▸ **What is required**:
Print all of the lines exactly. Any picture among them stays out.

════════════════════

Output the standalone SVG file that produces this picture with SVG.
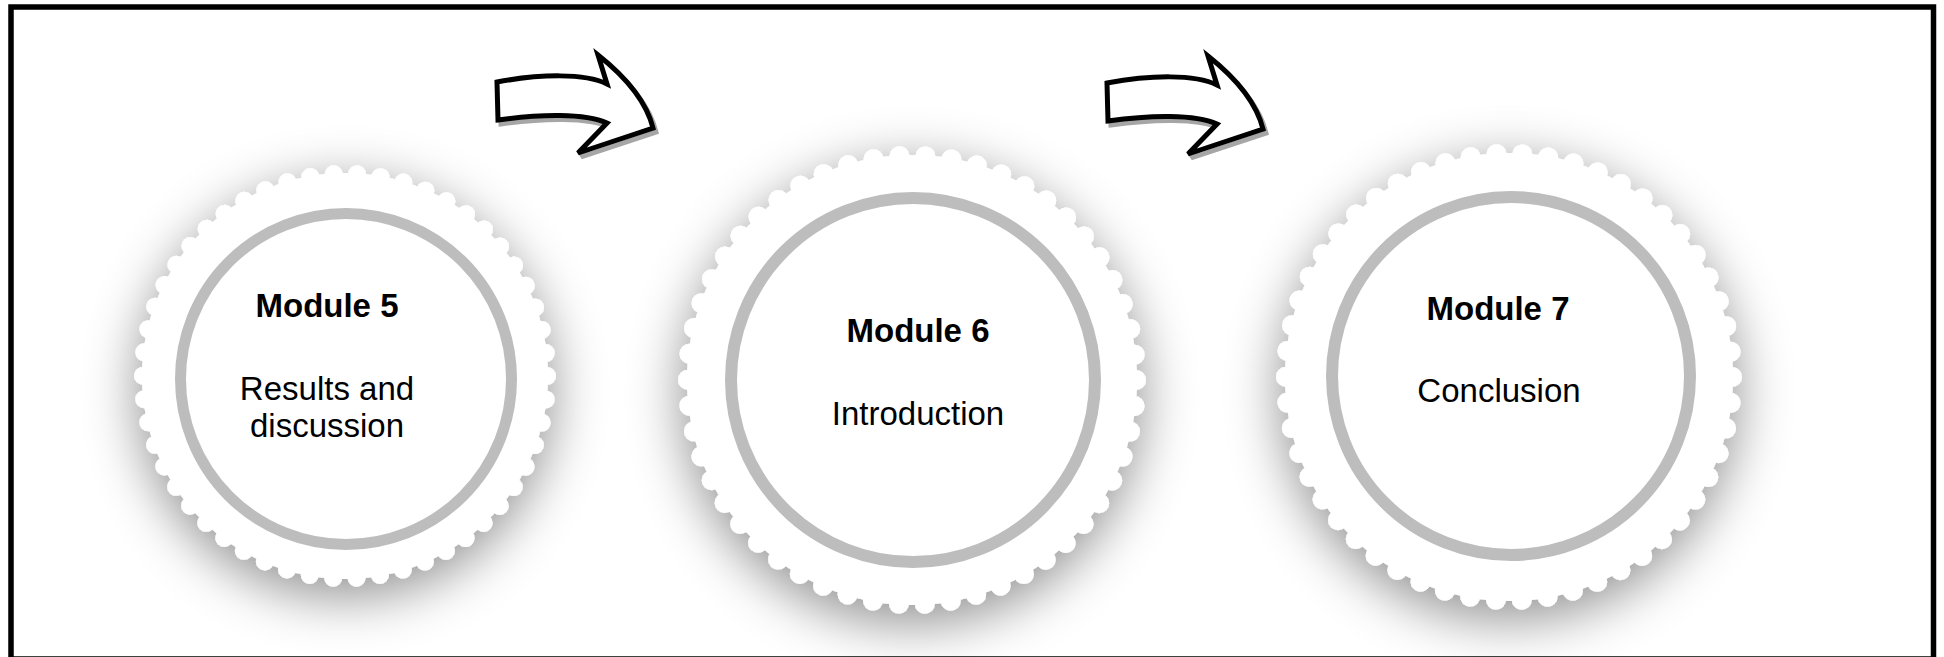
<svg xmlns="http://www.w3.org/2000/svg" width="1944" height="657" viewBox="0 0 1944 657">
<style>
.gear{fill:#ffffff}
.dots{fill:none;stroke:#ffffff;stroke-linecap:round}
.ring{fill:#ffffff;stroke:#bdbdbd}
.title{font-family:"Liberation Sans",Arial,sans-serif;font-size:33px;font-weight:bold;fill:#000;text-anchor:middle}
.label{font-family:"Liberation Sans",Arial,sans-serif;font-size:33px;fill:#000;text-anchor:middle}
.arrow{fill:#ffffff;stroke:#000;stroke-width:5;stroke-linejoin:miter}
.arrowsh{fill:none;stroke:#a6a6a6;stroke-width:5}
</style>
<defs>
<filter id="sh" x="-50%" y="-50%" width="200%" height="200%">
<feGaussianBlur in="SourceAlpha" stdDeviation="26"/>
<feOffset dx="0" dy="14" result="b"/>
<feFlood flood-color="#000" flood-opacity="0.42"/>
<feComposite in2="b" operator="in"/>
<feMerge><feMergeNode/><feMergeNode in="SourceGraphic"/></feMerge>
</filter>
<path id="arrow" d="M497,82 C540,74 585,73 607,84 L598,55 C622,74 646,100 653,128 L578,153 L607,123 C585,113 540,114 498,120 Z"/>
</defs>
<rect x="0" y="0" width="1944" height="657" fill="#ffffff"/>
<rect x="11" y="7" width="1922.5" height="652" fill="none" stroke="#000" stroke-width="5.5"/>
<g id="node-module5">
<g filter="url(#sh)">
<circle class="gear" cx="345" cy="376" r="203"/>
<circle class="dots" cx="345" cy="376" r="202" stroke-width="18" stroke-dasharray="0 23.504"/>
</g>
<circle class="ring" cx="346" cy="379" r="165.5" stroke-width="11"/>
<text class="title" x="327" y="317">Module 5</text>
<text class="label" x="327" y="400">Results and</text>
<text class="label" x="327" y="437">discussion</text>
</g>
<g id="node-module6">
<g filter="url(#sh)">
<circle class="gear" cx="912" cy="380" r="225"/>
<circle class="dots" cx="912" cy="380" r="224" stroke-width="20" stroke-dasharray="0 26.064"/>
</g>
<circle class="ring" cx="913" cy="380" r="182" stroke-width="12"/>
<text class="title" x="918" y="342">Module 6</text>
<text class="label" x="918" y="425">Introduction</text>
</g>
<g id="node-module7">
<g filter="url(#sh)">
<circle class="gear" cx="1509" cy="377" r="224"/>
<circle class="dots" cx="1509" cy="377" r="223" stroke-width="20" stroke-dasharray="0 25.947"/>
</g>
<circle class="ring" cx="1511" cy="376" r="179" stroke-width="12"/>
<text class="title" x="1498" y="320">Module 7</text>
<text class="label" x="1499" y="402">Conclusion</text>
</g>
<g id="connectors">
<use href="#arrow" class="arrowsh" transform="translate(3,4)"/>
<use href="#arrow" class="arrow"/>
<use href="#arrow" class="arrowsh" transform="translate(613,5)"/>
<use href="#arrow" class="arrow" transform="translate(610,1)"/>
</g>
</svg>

════════════════════

▸ **Answer for the task**:
Output the standalone SVG file that produces this picture with SVG.
<svg xmlns="http://www.w3.org/2000/svg" width="1944" height="657" viewBox="0 0 1944 657">
<style>
.gear{fill:#ffffff}
.dots{fill:none;stroke:#ffffff;stroke-linecap:round}
.ring{fill:#ffffff;stroke:#bdbdbd}
.title{font-family:"Liberation Sans",Arial,sans-serif;font-size:33px;font-weight:bold;fill:#000;text-anchor:middle}
.label{font-family:"Liberation Sans",Arial,sans-serif;font-size:33px;fill:#000;text-anchor:middle}
.arrow{fill:#ffffff;stroke:#000;stroke-width:5;stroke-linejoin:miter}
.arrowsh{fill:none;stroke:#a6a6a6;stroke-width:5}
</style>
<defs>
<filter id="sh" x="-50%" y="-50%" width="200%" height="200%">
<feGaussianBlur in="SourceAlpha" stdDeviation="26"/>
<feOffset dx="0" dy="14" result="b"/>
<feFlood flood-color="#000" flood-opacity="0.42"/>
<feComposite in2="b" operator="in"/>
<feMerge><feMergeNode/><feMergeNode in="SourceGraphic"/></feMerge>
</filter>
<path id="arrow" d="M497,82 C540,74 585,73 607,84 L598,55 C622,74 646,100 653,128 L578,153 L607,123 C585,113 540,114 498,120 Z"/>
</defs>
<rect x="0" y="0" width="1944" height="657" fill="#ffffff"/>
<rect x="11" y="7" width="1922.5" height="652" fill="none" stroke="#000" stroke-width="5.5"/>
<g id="node-module5">
<g filter="url(#sh)">
<circle class="gear" cx="345" cy="376" r="203"/>
<circle class="dots" cx="345" cy="376" r="202" stroke-width="18" stroke-dasharray="0 23.504"/>
</g>
<circle class="ring" cx="346" cy="379" r="165.5" stroke-width="11"/>
<text class="title" x="327" y="317">Module 5</text>
<text class="label" x="327" y="400">Results and</text>
<text class="label" x="327" y="437">discussion</text>
</g>
<g id="node-module6">
<g filter="url(#sh)">
<circle class="gear" cx="912" cy="380" r="225"/>
<circle class="dots" cx="912" cy="380" r="224" stroke-width="20" stroke-dasharray="0 26.064"/>
</g>
<circle class="ring" cx="913" cy="380" r="182" stroke-width="12"/>
<text class="title" x="918" y="342">Module 6</text>
<text class="label" x="918" y="425">Introduction</text>
</g>
<g id="node-module7">
<g filter="url(#sh)">
<circle class="gear" cx="1509" cy="377" r="224"/>
<circle class="dots" cx="1509" cy="377" r="223" stroke-width="20" stroke-dasharray="0 25.947"/>
</g>
<circle class="ring" cx="1511" cy="376" r="179" stroke-width="12"/>
<text class="title" x="1498" y="320">Module 7</text>
<text class="label" x="1499" y="402">Conclusion</text>
</g>
<g id="connectors">
<use href="#arrow" class="arrowsh" transform="translate(3,4)"/>
<use href="#arrow" class="arrow"/>
<use href="#arrow" class="arrowsh" transform="translate(613,5)"/>
<use href="#arrow" class="arrow" transform="translate(610,1)"/>
</g>
</svg>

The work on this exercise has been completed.